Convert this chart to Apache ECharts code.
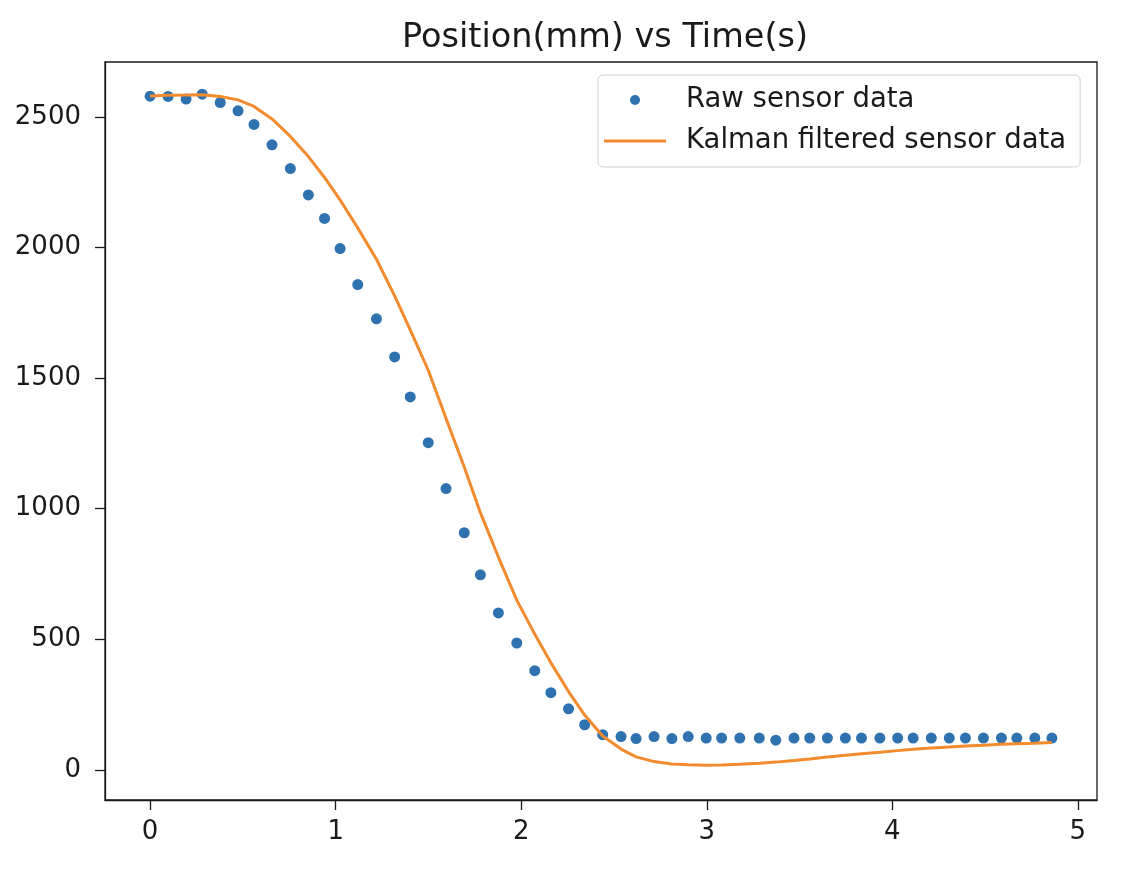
<!DOCTYPE html>
<html>
<head>
<meta charset="utf-8">
<script src="https://cdn.jsdelivr.net/npm/echarts@6/dist/echarts.min.js"></script>
<style>
html,body{margin:0;padding:0;background:#fff;}
#chart{width:1130px;height:880px;}
</style>
</head>
<body>
<div id="chart"></div>
<script>
const chartTitle = 'Position(mm) vs Time(s)';
const seriesNames = ['Raw sensor data', 'Kalman filtered sensor data'];
const times = [0, 0.097, 0.194, 0.281, 0.378, 0.474, 0.560, 0.657, 0.756, 0.853,
  0.940, 1.024, 1.119, 1.220, 1.318, 1.402, 1.499, 1.595, 1.693, 1.780,
  1.877, 1.976, 2.073, 2.160, 2.255, 2.342, 2.439, 2.538, 2.619, 2.716,
  2.812, 2.900, 2.997, 3.080, 3.178, 3.283, 3.372, 3.470, 3.555, 3.650,
  3.747, 3.834, 3.933, 4.029, 4.112, 4.210, 4.307, 4.394, 4.491, 4.588,
  4.671, 4.768, 4.860];
const rawValues = [2579, 2578, 2568, 2587, 2555, 2523, 2471, 2393, 2302, 2201,
  2111, 1996, 1858, 1727, 1581, 1428, 1253, 1077, 908, 747,
  601, 486, 380, 296, 234, 173, 135, 128, 120, 128,
  120, 128, 122, 122, 122, 122, 114, 122, 122, 122,
  122, 122, 122, 122, 122, 122, 122, 122, 122, 122,
  122, 122, 122];
const kalmanValues = [2580, 2583, 2584, 2585, 2578, 2565, 2540, 2492, 2425, 2348,
  2268, 2182, 2075, 1955, 1815, 1685, 1530, 1345, 1160, 985,
  815, 650, 520, 410, 300, 210, 130, 80, 50, 32,
  23, 20, 18, 19, 22, 26, 30, 36, 42, 50,
  56, 62, 68, 74, 79, 84, 88, 92, 95, 98,
  100, 102, 105];
const xTicks = [0, 1, 2, 3, 4, 5];
const yTicks = [0, 500, 1000, 1500, 2000, 2500];

const rawData = times.map((t, i) => [t, rawValues[i]]);
const kalmanData = times.map((t, i) => [t, kalmanValues[i]]);

const FONT = 'DejaVu Sans';
const INK = '#1a1a1a';
const chart = echarts.init(document.getElementById('chart'), null, {renderer: 'canvas'});
const axisCommon = {
  axisLine: {show: true, onZero: false, lineStyle: {color: INK, width: 1.3}},
  axisTick: {show: true, inside: false, length: 10, lineStyle: {color: INK, width: 1.3}},
  splitLine: {show: false},
  axisLabel: {color: INK, fontFamily: FONT, fontSize: 26, formatter: v => String(v)}
};
chart.setOption({
  animation: false,
  backgroundColor: '#fff',
  title: {
    text: chartTitle,
    left: 397, top: 16,
    textStyle: {fontFamily: FONT, fontSize: 33.5, fontWeight: 'normal', color: INK}
  },
  grid: {left: 105, right: 33, top: 62, bottom: 80, show: true, borderColor: INK, borderWidth: 1.3, containLabel: false},
  legend: {
    orient: 'vertical',
    left: 598, top: 75,
    padding: [10, 14, 11, 6],
    itemWidth: 62, itemHeight: 10,
    itemGap: 11,
    backgroundColor: 'rgba(255,255,255,0.8)',
    borderColor: '#d0d0d0', borderWidth: 1, borderRadius: 5,
    textStyle: {fontFamily: FONT, fontSize: 27.5, color: INK, lineHeight: 30, padding: [0, 0, 0, 15]},
    data: [
      {name: seriesNames[0], icon: 'circle', itemStyle: {color: '#2f72b0', opacity: 1}},
      {name: seriesNames[1], icon: 'path://M0,0L62,0L62,3L0,3Z', itemStyle: {color: '#f28a2e'}}
    ]
  },
  xAxis: Object.assign({}, axisCommon, {
    type: 'value', min: -0.243, max: 5.103,
    axisTick: Object.assign({}, axisCommon.axisTick, {customValues: xTicks}),
    axisLabel: Object.assign({}, axisCommon.axisLabel, {customValues: xTicks, margin: 19})
  }),
  yAxis: Object.assign({}, axisCommon, {
    type: 'value', min: -115, max: 2710,
    axisTick: Object.assign({}, axisCommon.axisTick, {customValues: yTicks}),
    axisLabel: Object.assign({}, axisCommon.axisLabel, {customValues: yTicks, margin: 24})
  }),
  series: [
    {
      name: seriesNames[0], type: 'scatter', data: rawData,
      symbol: 'circle', symbolSize: 11,
      itemStyle: {color: '#2f72b0', opacity: 1}, z: 2
    },
    {
      name: seriesNames[1], type: 'line', data: kalmanData,
      showSymbol: false, symbol: 'none', smooth: false,
      lineStyle: {color: '#f28a2e', width: 3},
      itemStyle: {color: '#f28a2e'}, z: 3
    }
  ]
});
</script>
</body>
</html>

================

WORK TO BE COMPLETED »
Repeat verbatim all the material, but not the pictures.

SOLUTION »
Convert this chart to Apache ECharts code.
<!DOCTYPE html>
<html>
<head>
<meta charset="utf-8">
<script src="https://cdn.jsdelivr.net/npm/echarts@6/dist/echarts.min.js"></script>
<style>
html,body{margin:0;padding:0;background:#fff;}
#chart{width:1130px;height:880px;}
</style>
</head>
<body>
<div id="chart"></div>
<script>
const chartTitle = 'Position(mm) vs Time(s)';
const seriesNames = ['Raw sensor data', 'Kalman filtered sensor data'];
const times = [0, 0.097, 0.194, 0.281, 0.378, 0.474, 0.560, 0.657, 0.756, 0.853,
  0.940, 1.024, 1.119, 1.220, 1.318, 1.402, 1.499, 1.595, 1.693, 1.780,
  1.877, 1.976, 2.073, 2.160, 2.255, 2.342, 2.439, 2.538, 2.619, 2.716,
  2.812, 2.900, 2.997, 3.080, 3.178, 3.283, 3.372, 3.470, 3.555, 3.650,
  3.747, 3.834, 3.933, 4.029, 4.112, 4.210, 4.307, 4.394, 4.491, 4.588,
  4.671, 4.768, 4.860];
const rawValues = [2579, 2578, 2568, 2587, 2555, 2523, 2471, 2393, 2302, 2201,
  2111, 1996, 1858, 1727, 1581, 1428, 1253, 1077, 908, 747,
  601, 486, 380, 296, 234, 173, 135, 128, 120, 128,
  120, 128, 122, 122, 122, 122, 114, 122, 122, 122,
  122, 122, 122, 122, 122, 122, 122, 122, 122, 122,
  122, 122, 122];
const kalmanValues = [2580, 2583, 2584, 2585, 2578, 2565, 2540, 2492, 2425, 2348,
  2268, 2182, 2075, 1955, 1815, 1685, 1530, 1345, 1160, 985,
  815, 650, 520, 410, 300, 210, 130, 80, 50, 32,
  23, 20, 18, 19, 22, 26, 30, 36, 42, 50,
  56, 62, 68, 74, 79, 84, 88, 92, 95, 98,
  100, 102, 105];
const xTicks = [0, 1, 2, 3, 4, 5];
const yTicks = [0, 500, 1000, 1500, 2000, 2500];

const rawData = times.map((t, i) => [t, rawValues[i]]);
const kalmanData = times.map((t, i) => [t, kalmanValues[i]]);

const FONT = 'DejaVu Sans';
const INK = '#1a1a1a';
const chart = echarts.init(document.getElementById('chart'), null, {renderer: 'canvas'});
const axisCommon = {
  axisLine: {show: true, onZero: false, lineStyle: {color: INK, width: 1.3}},
  axisTick: {show: true, inside: false, length: 10, lineStyle: {color: INK, width: 1.3}},
  splitLine: {show: false},
  axisLabel: {color: INK, fontFamily: FONT, fontSize: 26, formatter: v => String(v)}
};
chart.setOption({
  animation: false,
  backgroundColor: '#fff',
  title: {
    text: chartTitle,
    left: 397, top: 16,
    textStyle: {fontFamily: FONT, fontSize: 33.5, fontWeight: 'normal', color: INK}
  },
  grid: {left: 105, right: 33, top: 62, bottom: 80, show: true, borderColor: INK, borderWidth: 1.3, containLabel: false},
  legend: {
    orient: 'vertical',
    left: 598, top: 75,
    padding: [10, 14, 11, 6],
    itemWidth: 62, itemHeight: 10,
    itemGap: 11,
    backgroundColor: 'rgba(255,255,255,0.8)',
    borderColor: '#d0d0d0', borderWidth: 1, borderRadius: 5,
    textStyle: {fontFamily: FONT, fontSize: 27.5, color: INK, lineHeight: 30, padding: [0, 0, 0, 15]},
    data: [
      {name: seriesNames[0], icon: 'circle', itemStyle: {color: '#2f72b0', opacity: 1}},
      {name: seriesNames[1], icon: 'path://M0,0L62,0L62,3L0,3Z', itemStyle: {color: '#f28a2e'}}
    ]
  },
  xAxis: Object.assign({}, axisCommon, {
    type: 'value', min: -0.243, max: 5.103,
    axisTick: Object.assign({}, axisCommon.axisTick, {customValues: xTicks}),
    axisLabel: Object.assign({}, axisCommon.axisLabel, {customValues: xTicks, margin: 19})
  }),
  yAxis: Object.assign({}, axisCommon, {
    type: 'value', min: -115, max: 2710,
    axisTick: Object.assign({}, axisCommon.axisTick, {customValues: yTicks}),
    axisLabel: Object.assign({}, axisCommon.axisLabel, {customValues: yTicks, margin: 24})
  }),
  series: [
    {
      name: seriesNames[0], type: 'scatter', data: rawData,
      symbol: 'circle', symbolSize: 11,
      itemStyle: {color: '#2f72b0', opacity: 1}, z: 2
    },
    {
      name: seriesNames[1], type: 'line', data: kalmanData,
      showSymbol: false, symbol: 'none', smooth: false,
      lineStyle: {color: '#f28a2e', width: 3},
      itemStyle: {color: '#f28a2e'}, z: 3
    }
  ]
});
</script>
</body>
</html>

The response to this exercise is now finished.